= Gomoa Nsuaem =

Town In Central Region, Ghana

Gomoa Nsuaem is a small village located within the Gomoa East District in the Central Region of Ghana. The area forms part of the broader Gomoa traditional area, which is predominantly inhabited by the Fante subgroup of the Akan people.

==History==

Gomoa Nsuaem, also known historically as Kwaakwatsia, traces its origins to the wider migration history of the Fante and Gomoa peoples. Oral traditions among the Fante and Gomoa indicate that their ancestors originally lived in Takyiman (present-day Bono East Region) before migrating southwards into the Central Region of Ghana. After a prolonged stay at Mankessim, population growth and other socio-economic pressures compelled sections of the group to move eastwards in search of new settlements.
==Socio-Economic Activities==
Gomoa Nsuaem's residents engage primarily in agriculture, including crop farming and small-scale trading, which are typical economic activities in many Central Region rural communities.
==Conflicts==
In April 2022, a group of farmers in Gomoa Nsuaem protested the ongoing sale of farmland in their community, which they said was affecting their ability to cultivate crops.
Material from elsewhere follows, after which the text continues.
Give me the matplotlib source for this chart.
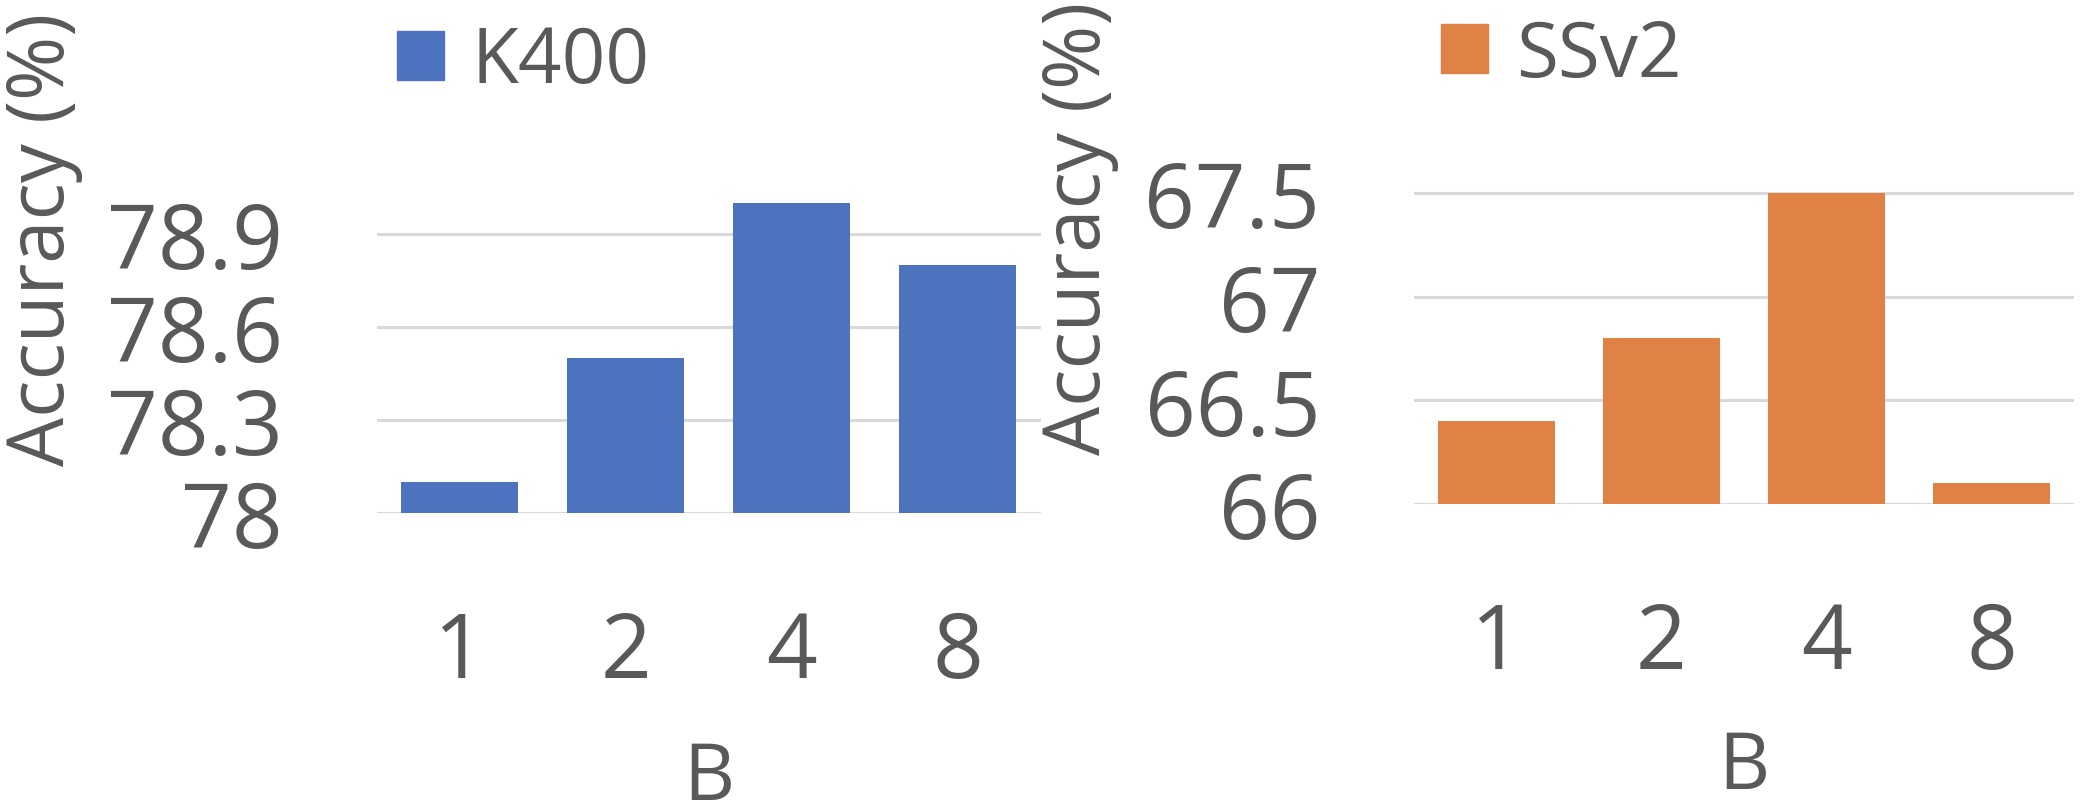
import matplotlib
matplotlib.use("Agg")
import matplotlib.pyplot as plt
from matplotlib.patches import Patch

# ---- data ----
categories = ["1", "2", "4", "8"]
k400_values = [78.1, 78.5, 79.0, 78.8]
ssv2_values = [66.4, 66.8, 67.5, 66.1]
k400_ticks = [78, 78.3, 78.6, 78.9]
k400_ticklabels = ["78", "78.3", "78.6", "78.9"]
ssv2_ticks = [66, 66.5, 67, 67.5]
ssv2_ticklabels = ["66", "66.5", "67", "67.5"]
series_names = ["K400", "SSv2"]
xlabel = "B"
ylabel = "Accuracy (%)"

plt.rcParams['font.family'] = ['Open Sans', 'DejaVu Sans']
TXT = "#595959"
GRID = "#D9D9D9"
BLUE = "#4E73BE"
ORANGE = "#E08245"

W, H = 2092, 804
fig = plt.figure(figsize=(W / 100, H / 100), dpi=100)


def fx(px):
    return px / W


def fy(py):
    return 1 - py / H


panels = [
    dict(vals=k400_values, ticks=k400_ticks, tl=k400_ticklabels, color=BLUE,
         name=series_names[0], x0=376.5, x1=1041, base=514, ppu=310.3, ylim=(78, 79.1),
         ylab_x=83, ylab_y=239, xlab_y=740, leg=(397, 25)),
    dict(vals=ssv2_values, ticks=ssv2_ticks, tl=ssv2_ticklabels, color=ORANGE,
         name=series_names[1], x0=1414, x1=2074, base=505, ppu=207.4, ylim=(66, 67.6),
         ylab_x=1119, ylab_y=228, xlab_y=729, leg=(1441, 18)),
]

for p in panels:
    top = p["base"] - (p["ylim"][1] - p["ylim"][0]) * p["ppu"]
    ax = fig.add_axes([fx(p["x0"]), fy(p["base"]), fx(p["x1"] - p["x0"]), (p["base"] - top) / H])
    xs = list(range(len(categories)))
    ax.bar(xs, [v - p["ylim"][0] for v in p["vals"]], bottom=p["ylim"][0],
           width=0.705, color=p["color"], zorder=3, label=p["name"])
    ax.set_xlim(-0.5, len(categories) - 0.5)
    ax.set_ylim(*p["ylim"])
    ax.set_yticks(p["ticks"])
    ax.set_yticklabels(p["tl"])
    ax.set_xticks(xs)
    ax.set_xticklabels(categories)
    ax.grid(axis="y", color=GRID, linewidth=2.2, zorder=0)
    ax.set_axisbelow(True)
    for s in ax.spines.values():
        s.set_visible(False)
    ax.tick_params(axis="y", length=0, pad=67.5, labelsize=64, labelcolor=TXT)
    ax.tick_params(axis="x", length=0, pad=69, labelsize=64, labelcolor=TXT)
    ax.set_ylabel(ylabel, fontsize=56, color=TXT)
    ax.yaxis.set_label_coords(fx(p["ylab_x"]), fy(p["ylab_y"]), transform=fig.transFigure)
    ax.set_xlabel(xlabel, fontsize=57, color=TXT)
    ax.xaxis.set_label_coords(fx((p["x0"] + p["x1"]) / 2), fy(p["xlab_y"]), transform=fig.transFigure)
    ax.legend(handles=[Patch(color=p["color"], label=p["name"])], loc="upper left",
              bbox_to_anchor=(fx(p["leg"][0]), fy(p["leg"][1])), bbox_transform=fig.transFigure,
              frameon=False, borderpad=0, borderaxespad=0, fontsize=55,
              handlelength=0.61, handleheight=0.61, handletextpad=0.37, labelcolor=TXT)

fig.savefig("out.png", dpi=100)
The farmers reported that several acres of agricultural land had been sold to private developers, and as a result, their traditional access routes to farm plots were blocked by fences erected by the buyers.

The protestors, who wore red armbands as a sign of their displeasure, described how continued land sales by local leaders were causing economic hardship and cited difficulty reaching their farms to harvest crops for sale.
==Crown Forest Eco Park==
The Crown Forest eco-tourism and wildlife development initiative located is at Gomoa Nsuaem. The forest is developed by Crown Forest Limited and was publicly commissioned in 2017 as a safari-style eco-park and tourism destination. The park sits on an 820-acre tract of land in Gomoa Nsuaem and it is described as a 500-acre safari eco-park, intended to house a variety of wildlife species such as zebras, giraffes, impalas, waterbucks and other game animals. The Forest also has Bon Crown Hotel which accommodate visitors to the Park.